234. The Church Board as Coach and Sparring Partner for the Lead Pastor.

The relationship between a church board and lead pastor always has challenges. For one thing, usually the lead pastor as an elder is a member of the board, but he is also accountable to that board. And so church board members are always sorting in their mind what voice the lead pastor is using — that of a board member or that of primary organizational leader — or perhaps he is speaking as pastor of the board members. The potential for confusion is significant.

But the challenge does not all lie on the side of the board. Often the lead pastor within a church board meeting is not sure about the voice that the board is using. Are they giving advice, are they giving a directive, are they politely challenging his idea, are they giving permission, are they uninterested but too polite to say so? Usually the board minutes do not reflect the nature of the board’s voice, unless a specific motion has been made. But even then, the motion might be quite ambiguous and require further interpretation.

Both the church board and the lead pastor need to be clear when speaking to let the other know what “voice” they are employing. This will prevent some significant and perhaps hurtful misunderstandings. As usual the church board chair finds himself/herself right in the middle of this discerning process and often has to intervene and make sure everyone is clear about the “voice” being employed by either party. However, if the chairperson is uncertain, then he/she must seek clarity, lest the entire board be misled, with unfortunate consequences. If the chairperson does not recognize the “voice,” then the ability of the board to get is work done well is in jeopardy.

I would like to suggest that among a church board’s voices two are of particular import — that of coach and sparring partner. Both of these “voices” assume that the board has a significant role to play in congregational development as the strategic ministry leadership team.

1. The “voice” of the coach. The concept of ‘coach’ arises from the world of sport primarily. Whether the coach is relating to individuals or a team, the function remains essentially the same. The coach seeks to help the athlete develop to his/her fullest and this enables this individual to become the best athlete possible given gifts, skill acquisition, and performance. The coach speaks into the athlete’s life from a more objective place and usually from a wealth of experience. The degree of trust required for this coaching relationship to flourish is significant.

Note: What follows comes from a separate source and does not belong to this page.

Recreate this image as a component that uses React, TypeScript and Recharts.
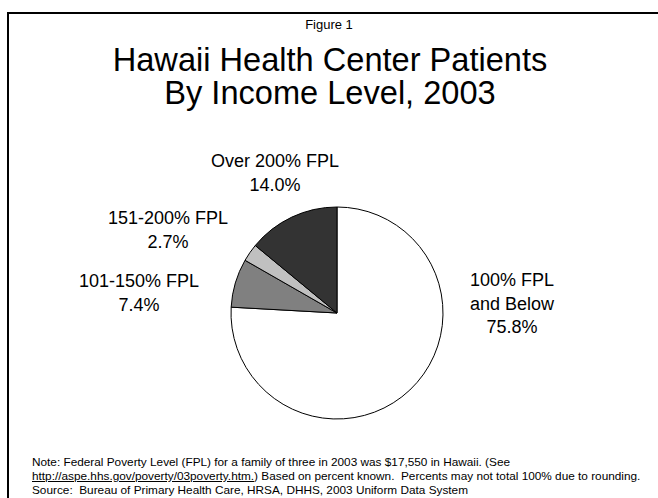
import React from 'react';
import { PieChart, Pie, Cell } from 'recharts';

// income groups, clockwise from 12 o'clock
const groups = ['100% FPL and Below', '101-150% FPL', '151-200% FPL', 'Over 200% FPL'];
const shares = [75.8, 7.4, 2.7, 14.0];
const labelLines = [
  ['100% FPL', 'and Below'],
  ['101-150% FPL'],
  ['151-200% FPL'],
  ['Over 200% FPL'],
];
const sliceColors = ['#ffffff', '#808080', '#c0c0c0', '#333333'];

// where each label sits, relative to the pie centre (first baseline)
const labelOffsets = [
  { dx: 175, dy: -27 },
  { dx: -198, dy: -26 },
  { dx: -169, dy: -89 },
  { dx: -62, dy: -146 },
];

const data = groups.map((name, i) => ({ name, value: shares[i] }));

const font = '"Liberation Sans", Arial, sans-serif';

const renderLabel = (props: any) => {
  const { cx, cy, index } = props;
  const off = labelOffsets[index];
  const lines = [...labelLines[index], `${shares[index].toFixed(1)}%`];
  return (
    <text
      key={`lbl-${index}`}
      x={cx + off.dx}
      y={cy + off.dy}
      textAnchor="middle"
      fontFamily={font}
      fontSize={18}
      fill="#000"
    >
      {lines.map((t, j) => (
        <tspan key={j} x={cx + off.dx} dy={j === 0 ? 0 : 23.5}>
          {t}
        </tspan>
      ))}
    </text>
  );
};

export default function App() {
  return (
    <div
      style={{
        position: 'absolute',
        left: 0,
        top: 0,
        width: 658,
        height: 498,
        background: '#fff',
        overflow: 'hidden',
        fontFamily: font,
      }}
    >
      <div
        style={{
          position: 'absolute',
          left: 7,
          top: 12,
          width: 700,
          height: 600,
          borderLeft: '2px solid #000',
          borderTop: '2px solid #000',
        }}
      />
      <div style={{ position: 'absolute', left: 0, width: 658, top: 17, textAlign: 'center', fontSize: 13 }}>
        Figure 1
      </div>
      <div
        style={{
          position: 'absolute',
          left: 0,
          width: 660,
          top: 43,
          textAlign: 'center',
          fontSize: 32.6,
          lineHeight: '33px',
        }}
      >
        Hawaii Health Center Patients
        <br />
        By Income Level, 2003
      </div>
      <div style={{ position: 'absolute', left: 0, top: 0 }}>
        <PieChart width={658} height={498} margin={{ top: 0, right: 0, bottom: 0, left: 0 }}>
          <Pie
            data={data}
            dataKey="value"
            nameKey="name"
            cx={337}
            cy={313}
            outerRadius={106}
            startAngle={90}
            endAngle={-270}
            stroke="#000"
            strokeWidth={1}
            label={renderLabel}
            labelLine={false}
            isAnimationActive={false}
          >
            {data.map((d, i) => (
              <Cell key={d.name} fill={sliceColors[i]} />
            ))}
          </Pie>
        </PieChart>
      </div>
      <div
        style={{
          position: 'absolute',
          left: 32,
          top: 455,
          fontSize: 11.8,
          lineHeight: '14px',
          whiteSpace: 'nowrap',
        }}
      >
        Note: Federal Poverty Level (FPL) for a family of three in 2003 was $17,550 in Hawaii. (See
        <br />
        <span style={{ textDecoration: 'underline' }}>http://aspe.hhs.gov/poverty/03poverty.htm.</span>) Based on percent
        known.&nbsp; Percents may not total 100% due to rounding.
        <br />
        Source:&nbsp; Bureau of Primary Health Care, HRSA, DHHS, 2003 Uniform Data System
      </div>
    </div>
  );
}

I would argue that church boards, operating as strategic ministry leadership teams within the congregation, function in some sense as the lead pastor’s coach. In their discussions about various issues the church board operates as a council of discernment. If we believe that God’s Spirit provides spiritual wisdom and intelligence to all believers to some degree, then a church board composed of mature spiritual leaders should be able to offer some kinds of coaching advice not available elsewhere. This would include a deep appreciation of the congregational setting and context; a sense of what it might take to bring the congregation together in support of a new initiative; a sensitivity about when to say no to some proposals; an awareness of when the pastoral leadership may be running ahead of the congregation. For its part the church board uses its coaching “voice” because it desires the lead pastor to be as successful as possible in his role, but also because it is committed to advancing the congregation’s mission. Sometimes there is a tension between these two outcomes that requires patient leadership to sort out. So the aspect of encouragement is important, as well as helping the lead pastor keep a clear perspective on issues.

2. The “voice” of the sparring partner. This second “voice” is perhaps more controversial and less recognized. Again the concept comes from the sporting world, particularly that of boxing. The professional boxer hones his skills by practicing his art with another boxer. However, care is taken in this energetic exchanges to limit harm or injury. The goal is improvement of the boxer’s skills and preparation for the next bout.

For some this concept of church board as sparring partner for the lead pastor sounds too adversarial, too combative, too aggressive. It suggests as well a leveling of the relationship between the lead pastor and church board members. Some might also consider this analogy wrong-footed when it comes to discerning God’s direction. However, unless one believes that the Holy Spirit only speaks to and through the lead pastor, then this perspective has much to commend it.

This voice is not one that a church board would adopt frequently, but would be chosen when particularly significant options and strategic directions are being considered. It is useful when probing possible futures and scenarios, evaluating risk, and generating creating alternatives to significant problems.